‘Active Shooter’ Exercise Comes to Mass Maritime

Cape Cod Times

Don't freak out, but there will be a "mass casualty event" this Friday with more than a dozen dead and 20 injured.

This is not a threat or April Fools' joke. It's an "active shooter" exercise that more than 100 school and public safety officials will face in the athletic center at Massachusetts Maritime Academy in Buzzards Bay.

"This is a tabletop exercise, discussion-based. We don't put any real assets in place. We're not deploying the SWAT team," explained Ryan Winmill, who runs The Winmill Group, a security firm.

Winmill, who works in Washington, D.C., but is a part-time Cotuit resident, has lots of experience as a security consultant, usually involving high-profile clients. His firm created security exercises for the presidential inauguration, the Democratic National Convention in Boston, the G-8 Summit and, most recently, the 2012 Major League Baseball All-Star game.

Besides his security experience, Winmill has lots of connections and a desire to "give back." That's why he is facilitating the exercise pro bono. Among those who will be at the table are Rep.

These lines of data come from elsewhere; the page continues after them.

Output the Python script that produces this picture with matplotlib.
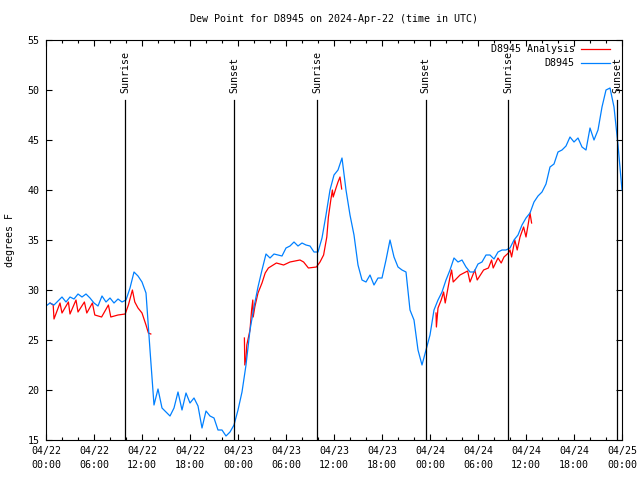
import numpy as np
import pandas as pd
import matplotlib
matplotlib.use("Agg")
import matplotlib.pyplot as plt
import matplotlib.dates as mdates

# ============================================================
# DATA (hours after 2024-04-22 00:00 UTC, dew point in F)
# ============================================================
START = pd.Timestamp("2024-04-22 00:00")

obs_hours = np.arange(0, 72.5, 0.5)
obs_dewpt = [
    28.4, 28.7, 28.5, 28.9, 29.3, 28.8, 29.3, 29.1, 29.6, 29.3, 29.6, 29.2,
    28.7, 28.4, 29.4, 28.8, 29.2, 28.7, 29.1, 28.8, 29.0, 30.2, 31.8, 31.4,
    30.8, 29.7, 24.0, 18.5, 20.1, 18.2, 17.8, 17.4, 18.2, 19.8, 18.0, 19.7,
    18.7, 19.2, 18.4, 16.2, 17.9, 17.4, 17.2, 16.0, 16.0, 15.4, 15.8, 16.5,
    18.0, 19.8, 22.5, 26.0, 28.3, 30.3, 32.0, 33.6, 33.2, 33.6, 33.5, 33.4,
    34.2, 34.4, 34.8, 34.4, 34.7, 34.5, 34.4, 33.8, 33.8, 35.2, 37.5, 40.0,
    41.5, 42.0, 43.2, 40.0, 37.5, 35.5, 32.5, 31.0, 30.8, 31.5, 30.5, 31.2,
    31.2, 33.0, 35.0, 33.3, 32.3, 32.0, 31.8, 28.0, 27.0, 24.0, 22.5, 24.0,
    25.5, 28.0, 29.0, 29.8, 31.0, 32.0, 33.2, 32.8, 33.0, 32.3, 31.8, 31.8,
    32.6, 32.8, 33.5, 33.5, 33.1, 33.8, 34.0, 34.0, 34.2, 35.0, 35.5, 36.5,
    37.2, 37.7, 38.8, 39.4, 39.8, 40.6, 42.3, 42.6, 43.8, 44.0, 44.4, 45.3,
    44.8, 45.2, 44.3, 44.0, 46.2, 45.0, 46.0, 48.3, 50.0, 50.2, 48.3, 44.5,
    40.0,
]

# analysis series, NaN marks the gaps
ana_hours = [
    0.5, 0.9, 1.0, 1.75, 2.0, 2.8, 3.0, 3.75, 4.0, 4.8, 5.1, 5.8, 6.1, 6.95,
    7.8, 8.1, 9.0, 9.9, 10.3, 10.8, 11.1, 11.5, 12.0, 12.5, 12.8, 13.1, 13.2,
    24.8, 24.85, 25.0, 25.1, 25.5, 25.7, 25.85, 25.9, 26.1, 26.5, 27.0, 27.4,
    27.8, 28.8, 29.7, 30.5, 31.75, 32.2, 32.8, 33.8, 34.25, 34.7, 35.1, 35.3,
    35.6, 35.8, 35.9, 36.25, 36.5, 36.75, 36.96, 37.0,
    48.75, 48.8, 49.0, 49.4, 49.7, 49.9, 50.5, 50.7, 50.9, 51.75, 52.7, 53.0,
    53.6, 53.9, 54.7, 55.3, 55.7, 55.9, 56.5, 56.9, 57.25, 57.8, 58.0, 58.2,
    58.6, 58.9, 59.25, 59.7, 60.0, 60.3, 60.5, 60.7,
]
ana_dewpt = [
    28.7, 28.5, 27.1, 28.7, 27.7, 28.8, 27.6, 29.0, 27.8, 28.8, 27.7, 28.7, 27.5, 27.3,
    28.5, 27.3, 27.5, 27.6, 28.5, 30.0, 28.8, 28.2, 27.7, 26.5, 25.7, 25.6, np.nan,
    25.2, 22.5, 23.2, 24.5, 26.0, 28.0, 29.0, 27.3, 28.3, 29.7, 30.7, 31.7,
    32.2, 32.7, 32.5, 32.8, 33.0, 32.8, 32.2, 32.3, 32.8, 33.5, 35.3, 37.3,
    39.0, 40.0, 39.3, 40.2, 40.8, 41.3, 40.1, np.nan,
    27.7, 26.3, 28.2, 29.0, 29.8, 28.7, 31.3, 32.0, 30.8, 31.5, 31.9, 30.8,
    32.0, 31.0, 32.0, 32.2, 33.0, 32.2, 33.2, 32.7, 33.3, 33.7, 34.0, 33.3,
    35.0, 34.0, 35.3, 36.3, 35.3, 36.7, 37.7, 36.7,
]

sun_hours = [9.92, 23.5, 33.9, 47.46, 57.8, 71.4]
sun_labels = ["Sunrise", "Sunset", "Sunrise", "Sunset", "Sunrise", "Sunset"]

# ============================================================
# PLOT
# ============================================================
def to_time(hours):
    return START + pd.to_timedelta(np.asarray(hours, dtype=float), unit="h")


def main():
    plt.rcParams["font.family"] = "DejaVu Sans Mono"
    plt.rcParams["font.size"] = 7.2

    fig = plt.figure(figsize=(6.4, 4.8), dpi=100)
    ax = fig.add_axes([46 / 640, 40 / 480, 576 / 640, 400 / 480])

    red = "#ff0000"
    blue = "#0080ff"

    ax.plot(to_time(ana_hours), ana_dewpt, color=red, lw=0.9)
    ax.plot(to_time(obs_hours), obs_dewpt, color=blue, lw=0.9)

    for h, lab in zip(sun_hours, sun_labels):
        t = to_time([h])[0]
        ax.plot([t, t], [15, 49], color="black", lw=0.9)
        ax.text(t, 49.7, lab, rotation=90, ha="center", va="bottom")

    ax.set_xlim(START, START + pd.Timedelta(hours=72))
    ax.set_ylim(15, 55)
    ax.set_yticks(np.arange(15, 56, 5))

    ax.xaxis.set_major_locator(mdates.HourLocator(byhour=[0, 6, 12, 18]))
    ax.xaxis.set_minor_locator(mdates.HourLocator(byhour=range(0, 24, 2)))
    ax.xaxis.set_major_formatter(mdates.DateFormatter("%m/%d\n%H:%M"))
    for t in ax.get_xticklabels():
        t.set_linespacing(1.45)

    ax.tick_params(which="both", direction="in", top=True, right=True, width=0.8)
    ax.tick_params(which="major", length=4.5, pad=4.5)
    ax.tick_params(which="minor", length=2.5)
    for s in ax.spines.values():
        s.set_linewidth(0.8)

    # legend drawn by hand: right aligned text, sample line after it
    for i, (lab, col) in enumerate([("D8945 Analysis", red), ("D8945", blue)]):
        y = 0.9775 - i * 0.035
        ax.text(0.918, y, lab, transform=ax.transAxes, ha="right", va="center")
        ax.plot([0.929, 0.979], [y, y], transform=ax.transAxes, color=col, lw=0.9)

    fig.text(334 / 640, 1 - 19 / 480, "Dew Point for D8945 on 2024-Apr-22 (time in UTC)",
             ha="center", va="center")
    fig.text(10 / 640, 0.5, "degrees F", rotation=90, ha="center", va="center")

    fig.savefig("out.png", dpi=100)
    plt.close(fig)


if __name__ == "__main__":
    main()
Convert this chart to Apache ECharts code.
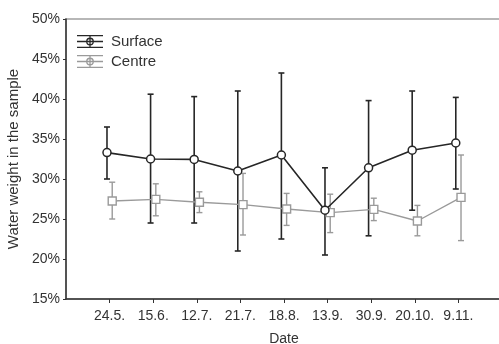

William Keating, D-Mass.; Carlo Boccia, an Eastham resident and the former homeland security director for Boston; Barnstable Police Chief Paul MacDonald; and Barnstable schools Superintendent Mary Czajkowski. Barnstable officials are prime participants because Barnstable High School will be "under attack" in the exercise.


There will be 13 local, state and federal agencies in the house, including representatives from the Massachusetts State Police, the FBI, the Massachusetts Emergency Management Agency, the office of the Cape and Islands District Attorney's Office and the Hyannis Fire Department.

"We'll have the room laid out, working off multiple screens with maps and a timeline, as if it is happening in real time," Winmill told me.

The exercise will be broken up into three phases. First, a "pre-incident event" will use realistic details about hypothetical "suspicious activity." After that, they'll confront the incident itself: a hypothetical gunman entering Barnstable High School. Last is recovery and aftermath.

"This issue is a lot more complex than just sending in the SWAT team," Winmill said. "It involves public information, the media, concerned parents flocking to the scene, PTSD for first responders, faculty and students. And then, there's the investigation itself. Who's in charge?"

This is a first-of-its-kind collaboration that involves "throwing everything at them so they can have a dialogue and more importantly understand the roles of different agencies and peers," Winmill said.

Barnstable High School is at the center of the exercise not because it has a violence problem but because, from a security perspective, it's the biggest, most challenging high school, both Winmill and Czajkowksi said.

I happen to have been reading Annette Fuentes' "Lockdown High: When the Schoolhouse Becomes a Jailhouse." It provides a wealth of historical context on "school violence" and details what has happened in schools across the country in the decades since "zero tolerance" and other obsessively punitive policies were first championed by alarmist sociologists in the 1980s, predicting a generation of "super predators" who never emerged.

I know we live in a post-Newtown world where "mass casualty events" can and do happen. But, I also know some of the half-baked ideas we've heard in the wake of Sandy Hook — arming teachers and turning schools into militarized zones — will only undermine the kind of learning environment kids need.

"What it really comes down to is striking a balance between really providing the most safety and maintaining an environment for learning," Winmill said.

For Czajkowski, this is new territory, but an experience she didn't want to miss. "If you don't have a safe place to learn and teach, then what's the point? This is preventive and proactive. ... In this day and age, you can't be blind to these issues and say it won't happen," she said.

And Keating told me that as a former prosecutor, he's been involved with these types of exercises before, so he appreciates their importance. But, he said, it's also important to talk about ways to improve safety without detracting from the primary purpose of schools.

"You want an environment free for education, not making it seem like you are going into a fortress to learn," he said. "When I was younger, they were talking about bomb shelters. I honestly lost sleep over that for a period in my life. Hopefully, that (fear) will be included in the conversation."

We should be glad they're exercising like this. But we should also hope they don't forget that turning schools into armed camps isn't smart either.